Esta decisión también tiene implicaciones negativas para la frágil economía de El Salvador. De acuerdo con la investigación del Diálogo Interamericano, las remesas conforman el 17 por ciento del producto interno bruto del país y un sorprendente 80 por ciento del crecimiento económico. El año pasado, tan solo los beneficiarios del TPS enviaron más de 500 millones de dólares a El Salvador. Aunque el gobierno de Trump pueda sentirse tentado a considerarlo un beneficio —evitar que el dinero salga de su país—, una reducción drástica de remesas afectaría los esfuerzos a largo plazo de Estados Unidos para generar seguridad y prosperidad en El Salvador, en los que ha invertido más de 4400 millones de dólares durante los últimos cincuenta años. La desaceleración económica solo alentará un nuevo éxodo y alimentará el ciclo de inestabilidad e inmigración ilegal.
Es cierto, como el presidente Trump ha señalado, que el origen de los problemas de la situación actual está en el mismo programa del TPS. El gobierno de Estados Unidos tiene razón en que el programa estaba destinado a ser un mecanismo humanitario temporal después de que un par de terremotos golpearan a El Salvador en 2001. Sin embargo, en la práctica, los presidentes de Estados Unidos desde entonces han extendido el programa, en buena medida porque las condiciones políticas, económicas y de seguridad en el país centroamericano solo empeorarían si se termina la protección. En consecuencia, cada año los beneficiarios del programa se integraron más a la sociedad estadounidense y también aumentaron los costos humanos de acabar con él.

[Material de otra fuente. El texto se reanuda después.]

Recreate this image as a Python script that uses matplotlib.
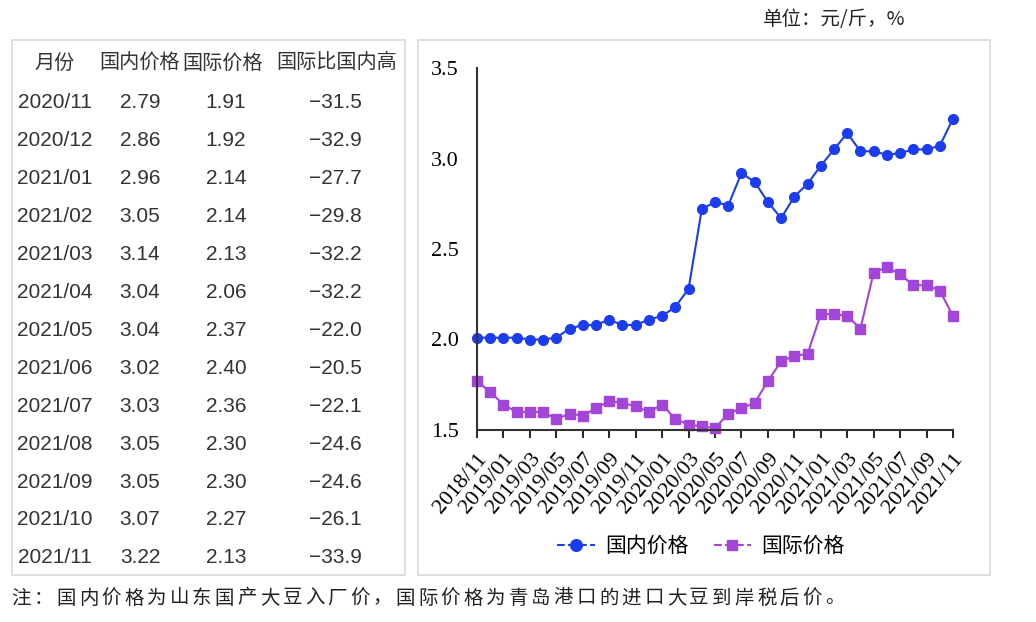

La decisión ya se ha enfrentado a la resistencia de ciudades con inclinación demócrata, estados, miembros del Congreso estadounidense y otros críticos que esperan una solución legislativa, algo que es muy poco probable. Aun así, en el futuro, el Congreso debería buscar amortiguar los efectos negativos de esta decisión y crear un nuevo programa más permanente para ciertos migrantes centroamericanos y caribeños. La protección temporal es una herramienta esencial para responder a las crisis y los desastres a corto plazo pero, en este caso —como en Haití y Honduras—, el TPS no ha sido lo suficientemente flexible para atender a largo plazo otros puntos débiles de los países.
La decisión del gobierno de Trump de acabar con él solo crea más incertidumbre y caos. Al hacerlo, el presidente ha erosionado aún más el posicionamiento de Estados Unidos en América Latina y ha sembrado mala voluntad en comunidades importantes que han aportado mucho a Estados Unidos y que de manera evidente han adoptado sus valores.